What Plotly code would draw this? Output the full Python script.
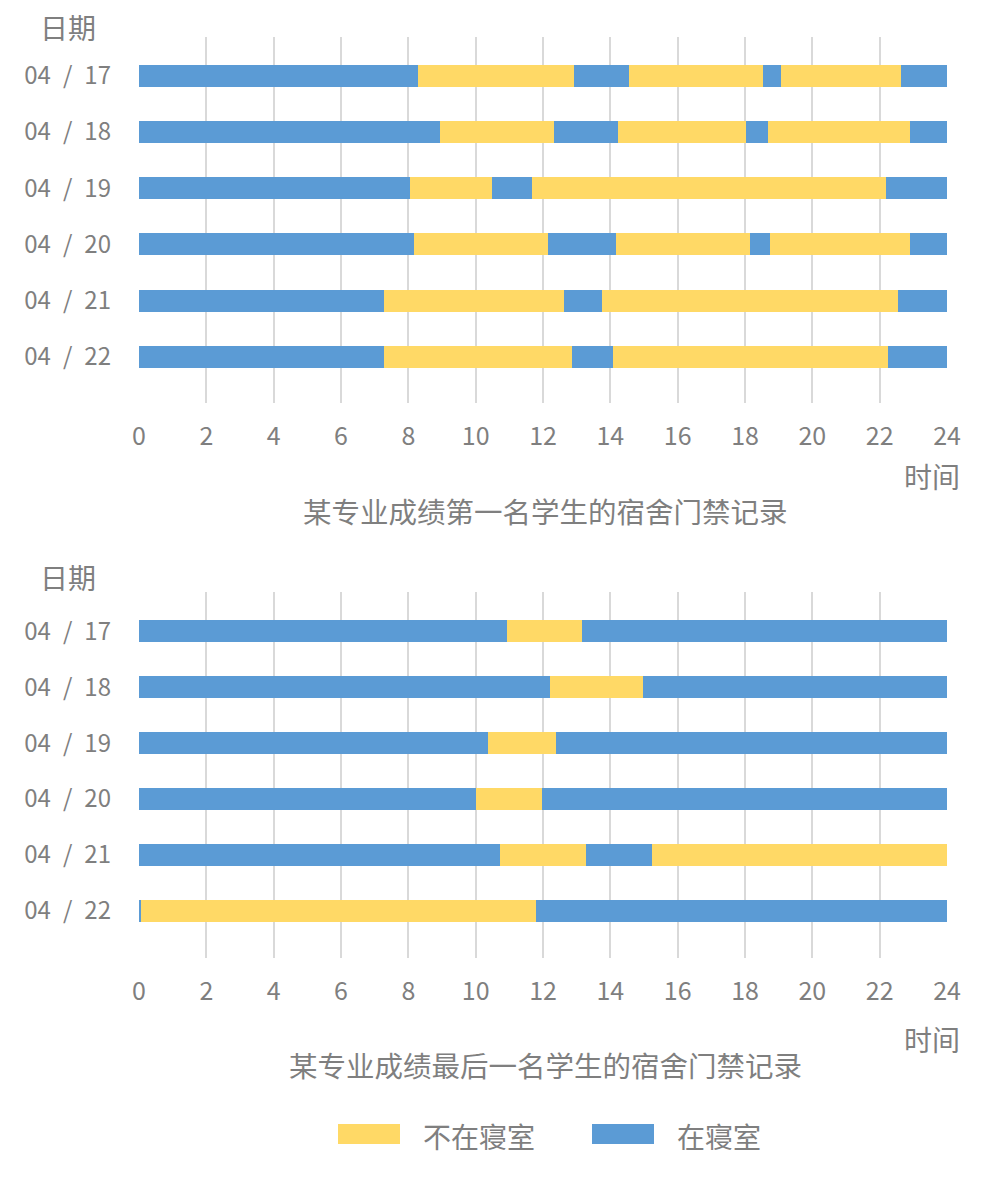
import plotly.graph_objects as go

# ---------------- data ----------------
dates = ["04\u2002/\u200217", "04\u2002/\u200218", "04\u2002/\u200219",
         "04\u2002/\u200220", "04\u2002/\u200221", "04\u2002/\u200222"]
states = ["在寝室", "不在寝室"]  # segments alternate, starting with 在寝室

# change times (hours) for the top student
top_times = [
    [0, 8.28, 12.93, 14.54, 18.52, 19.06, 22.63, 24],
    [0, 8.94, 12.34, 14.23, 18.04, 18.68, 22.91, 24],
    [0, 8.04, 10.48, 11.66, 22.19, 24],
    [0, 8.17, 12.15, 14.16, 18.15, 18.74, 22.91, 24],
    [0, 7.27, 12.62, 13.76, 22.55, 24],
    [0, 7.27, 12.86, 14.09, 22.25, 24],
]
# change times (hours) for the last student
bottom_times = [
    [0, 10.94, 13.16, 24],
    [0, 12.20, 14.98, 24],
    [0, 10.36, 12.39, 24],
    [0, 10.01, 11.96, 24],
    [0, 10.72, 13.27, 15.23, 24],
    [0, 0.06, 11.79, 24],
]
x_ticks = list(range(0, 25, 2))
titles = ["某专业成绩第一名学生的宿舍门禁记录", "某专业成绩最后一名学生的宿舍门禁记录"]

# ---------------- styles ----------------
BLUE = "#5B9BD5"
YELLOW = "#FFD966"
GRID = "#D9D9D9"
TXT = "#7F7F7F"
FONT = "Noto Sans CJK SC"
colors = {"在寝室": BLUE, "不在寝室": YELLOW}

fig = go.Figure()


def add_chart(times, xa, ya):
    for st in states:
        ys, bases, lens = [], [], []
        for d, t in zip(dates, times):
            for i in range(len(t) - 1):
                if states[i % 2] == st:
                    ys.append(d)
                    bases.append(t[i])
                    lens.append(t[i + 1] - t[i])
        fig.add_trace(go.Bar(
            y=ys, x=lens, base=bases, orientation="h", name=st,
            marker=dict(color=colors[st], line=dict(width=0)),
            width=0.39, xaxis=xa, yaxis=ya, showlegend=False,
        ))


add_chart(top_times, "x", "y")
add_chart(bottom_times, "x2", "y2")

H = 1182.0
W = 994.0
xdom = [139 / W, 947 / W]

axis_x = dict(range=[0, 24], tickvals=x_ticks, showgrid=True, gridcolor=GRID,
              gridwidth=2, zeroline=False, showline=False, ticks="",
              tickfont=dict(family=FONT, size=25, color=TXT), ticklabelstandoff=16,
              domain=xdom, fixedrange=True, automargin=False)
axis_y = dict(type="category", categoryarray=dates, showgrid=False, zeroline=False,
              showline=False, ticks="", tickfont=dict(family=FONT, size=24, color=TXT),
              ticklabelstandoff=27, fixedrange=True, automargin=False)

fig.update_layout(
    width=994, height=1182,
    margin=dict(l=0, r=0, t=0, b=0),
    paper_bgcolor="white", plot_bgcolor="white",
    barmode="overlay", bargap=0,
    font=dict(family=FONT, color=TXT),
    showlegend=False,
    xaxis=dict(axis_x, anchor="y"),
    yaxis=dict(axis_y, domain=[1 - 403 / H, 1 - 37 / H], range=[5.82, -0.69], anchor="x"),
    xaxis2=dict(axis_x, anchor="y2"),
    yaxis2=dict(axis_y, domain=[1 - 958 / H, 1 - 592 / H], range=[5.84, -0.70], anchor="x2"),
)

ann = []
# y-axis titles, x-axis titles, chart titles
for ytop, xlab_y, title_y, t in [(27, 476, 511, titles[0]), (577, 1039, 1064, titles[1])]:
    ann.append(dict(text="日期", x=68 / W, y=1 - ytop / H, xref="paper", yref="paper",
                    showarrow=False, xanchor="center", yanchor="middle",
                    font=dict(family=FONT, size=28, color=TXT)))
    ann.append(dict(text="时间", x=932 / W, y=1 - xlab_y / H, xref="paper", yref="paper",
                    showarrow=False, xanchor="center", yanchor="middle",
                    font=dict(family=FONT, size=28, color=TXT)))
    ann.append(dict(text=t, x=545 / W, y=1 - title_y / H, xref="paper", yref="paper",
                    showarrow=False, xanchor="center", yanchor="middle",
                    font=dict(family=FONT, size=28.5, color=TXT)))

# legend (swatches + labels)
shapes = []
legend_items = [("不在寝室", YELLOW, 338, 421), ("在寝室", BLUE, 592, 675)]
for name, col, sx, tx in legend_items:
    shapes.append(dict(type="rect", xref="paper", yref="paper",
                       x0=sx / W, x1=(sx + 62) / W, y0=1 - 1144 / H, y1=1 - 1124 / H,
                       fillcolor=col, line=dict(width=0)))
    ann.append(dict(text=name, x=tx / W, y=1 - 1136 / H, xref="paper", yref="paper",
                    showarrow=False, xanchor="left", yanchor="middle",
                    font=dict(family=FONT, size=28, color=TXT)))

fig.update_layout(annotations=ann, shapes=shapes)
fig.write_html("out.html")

Exercise objective
Except for the pictures, reproduce every line exactly.

Solution to this problem
What Plotly code would draw this? Output the full Python script.
import plotly.graph_objects as go

# ---------------- data ----------------
dates = ["04\u2002/\u200217", "04\u2002/\u200218", "04\u2002/\u200219",
         "04\u2002/\u200220", "04\u2002/\u200221", "04\u2002/\u200222"]
states = ["在寝室", "不在寝室"]  # segments alternate, starting with 在寝室

# change times (hours) for the top student
top_times = [
    [0, 8.28, 12.93, 14.54, 18.52, 19.06, 22.63, 24],
    [0, 8.94, 12.34, 14.23, 18.04, 18.68, 22.91, 24],
    [0, 8.04, 10.48, 11.66, 22.19, 24],
    [0, 8.17, 12.15, 14.16, 18.15, 18.74, 22.91, 24],
    [0, 7.27, 12.62, 13.76, 22.55, 24],
    [0, 7.27, 12.86, 14.09, 22.25, 24],
]
# change times (hours) for the last student
bottom_times = [
    [0, 10.94, 13.16, 24],
    [0, 12.20, 14.98, 24],
    [0, 10.36, 12.39, 24],
    [0, 10.01, 11.96, 24],
    [0, 10.72, 13.27, 15.23, 24],
    [0, 0.06, 11.79, 24],
]
x_ticks = list(range(0, 25, 2))
titles = ["某专业成绩第一名学生的宿舍门禁记录", "某专业成绩最后一名学生的宿舍门禁记录"]

# ---------------- styles ----------------
BLUE = "#5B9BD5"
YELLOW = "#FFD966"
GRID = "#D9D9D9"
TXT = "#7F7F7F"
FONT = "Noto Sans CJK SC"
colors = {"在寝室": BLUE, "不在寝室": YELLOW}

fig = go.Figure()


def add_chart(times, xa, ya):
    for st in states:
        ys, bases, lens = [], [], []
        for d, t in zip(dates, times):
            for i in range(len(t) - 1):
                if states[i % 2] == st:
                    ys.append(d)
                    bases.append(t[i])
                    lens.append(t[i + 1] - t[i])
        fig.add_trace(go.Bar(
            y=ys, x=lens, base=bases, orientation="h", name=st,
            marker=dict(color=colors[st], line=dict(width=0)),
            width=0.39, xaxis=xa, yaxis=ya, showlegend=False,
        ))


add_chart(top_times, "x", "y")
add_chart(bottom_times, "x2", "y2")

H = 1182.0
W = 994.0
xdom = [139 / W, 947 / W]

axis_x = dict(range=[0, 24], tickvals=x_ticks, showgrid=True, gridcolor=GRID,
              gridwidth=2, zeroline=False, showline=False, ticks="",
              tickfont=dict(family=FONT, size=25, color=TXT), ticklabelstandoff=16,
              domain=xdom, fixedrange=True, automargin=False)
axis_y = dict(type="category", categoryarray=dates, showgrid=False, zeroline=False,
              showline=False, ticks="", tickfont=dict(family=FONT, size=24, color=TXT),
              ticklabelstandoff=27, fixedrange=True, automargin=False)

fig.update_layout(
    width=994, height=1182,
    margin=dict(l=0, r=0, t=0, b=0),
    paper_bgcolor="white", plot_bgcolor="white",
    barmode="overlay", bargap=0,
    font=dict(family=FONT, color=TXT),
    showlegend=False,
    xaxis=dict(axis_x, anchor="y"),
    yaxis=dict(axis_y, domain=[1 - 403 / H, 1 - 37 / H], range=[5.82, -0.69], anchor="x"),
    xaxis2=dict(axis_x, anchor="y2"),
    yaxis2=dict(axis_y, domain=[1 - 958 / H, 1 - 592 / H], range=[5.84, -0.70], anchor="x2"),
)

ann = []
# y-axis titles, x-axis titles, chart titles
for ytop, xlab_y, title_y, t in [(27, 476, 511, titles[0]), (577, 1039, 1064, titles[1])]:
    ann.append(dict(text="日期", x=68 / W, y=1 - ytop / H, xref="paper", yref="paper",
                    showarrow=False, xanchor="center", yanchor="middle",
                    font=dict(family=FONT, size=28, color=TXT)))
    ann.append(dict(text="时间", x=932 / W, y=1 - xlab_y / H, xref="paper", yref="paper",
                    showarrow=False, xanchor="center", yanchor="middle",
                    font=dict(family=FONT, size=28, color=TXT)))
    ann.append(dict(text=t, x=545 / W, y=1 - title_y / H, xref="paper", yref="paper",
                    showarrow=False, xanchor="center", yanchor="middle",
                    font=dict(family=FONT, size=28.5, color=TXT)))

# legend (swatches + labels)
shapes = []
legend_items = [("不在寝室", YELLOW, 338, 421), ("在寝室", BLUE, 592, 675)]
for name, col, sx, tx in legend_items:
    shapes.append(dict(type="rect", xref="paper", yref="paper",
                       x0=sx / W, x1=(sx + 62) / W, y0=1 - 1144 / H, y1=1 - 1124 / H,
                       fillcolor=col, line=dict(width=0)))
    ann.append(dict(text=name, x=tx / W, y=1 - 1136 / H, xref="paper", yref="paper",
                    showarrow=False, xanchor="left", yanchor="middle",
                    font=dict(family=FONT, size=28, color=TXT)))

fig.update_layout(annotations=ann, shapes=shapes)
fig.write_html("out.html")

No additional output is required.